Une initiative parfois difficile tant la charge émotionnelle est forte, comme l'explique Mylène, accroupie devant des bougies : « Nice, c’est un grand village. Tout le monde se connaît. J’ai l’impression d’aller à l’enterrement de ma famille. C’est normal qu’on soit avec tout le monde. Nice, c’est une belle ville [mais] notre promenade est devenue un cimetière. »
Le lieu où le terroriste a été tué, lui, s'était transformé en mémorial lugubre où les passants jetaient des pierres et des détritus. Il a été nettoyé pendant la nuit.
Un lieu de soutien psychologique
En outre, depuislundi soir, un autre lieu de recueillement a été mis à disposition des familles dans le centre de Nice. Les corps n'y sont pas, mais les proches des disparus peuvent s'y rendre au moins jusqu'à vendredi prochain pour se recueillir devant 84 bougies et des fleurs. Ils sont accueillis par des bénévoles, des psychologues ou encore des représentants de différentes religions afin de pouvoir parler, se confier.
Otmane Aissaoui est l'imam de la grande mosquée ar-Rahma (La Miséricorde) de Nice et président de l'Union des musulmans des Alpes-Maritimes. Il était présent lundi 18 juillet à l'ouverture du site : « La responsabilité est partagée. Il faut que les élus et les politiciens se mettent autour d’une table », commente l'imam. « Il faut remédier au problème dont la société souffre elle-même. Il n’y a pas que les musulmans mais aussi des problèmes de travail, de vivre pleinement sa foi, sociologiques et de recherche d’identité.

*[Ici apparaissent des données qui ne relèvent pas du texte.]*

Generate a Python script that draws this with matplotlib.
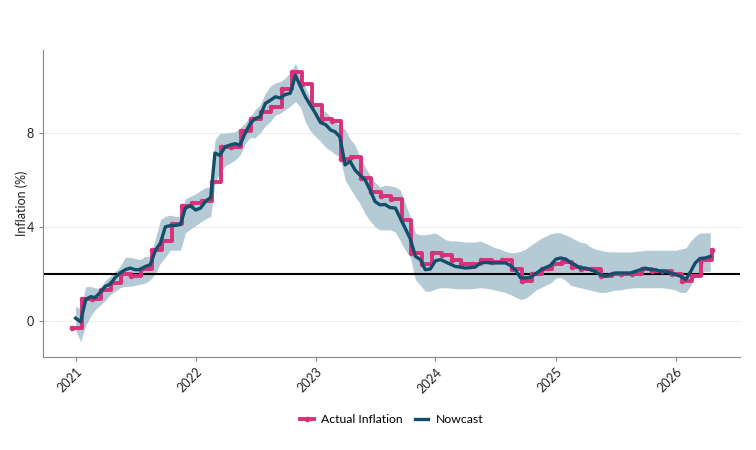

Tout cela fragilise peut-être certains qui n’ont pas eu assez d’éducation ou de formation. » Otmane Aissaoui estime que « les gens qui se sont radicalisés, pour ceux qui sont partis en Syrie, ne sont pas partis de nos mosquées ».
Il met la faute sur les « caves » dans lesquelles se perdent des jeunes avec « internet, Facebook, Google et les montages vidéos. » Selon lui, il y a des raisons bien plus profondes qui expliquent pourquoi ces jeunes « pètent les plombs ». « ll faut combattre ces racines du mal », conclue-t-il.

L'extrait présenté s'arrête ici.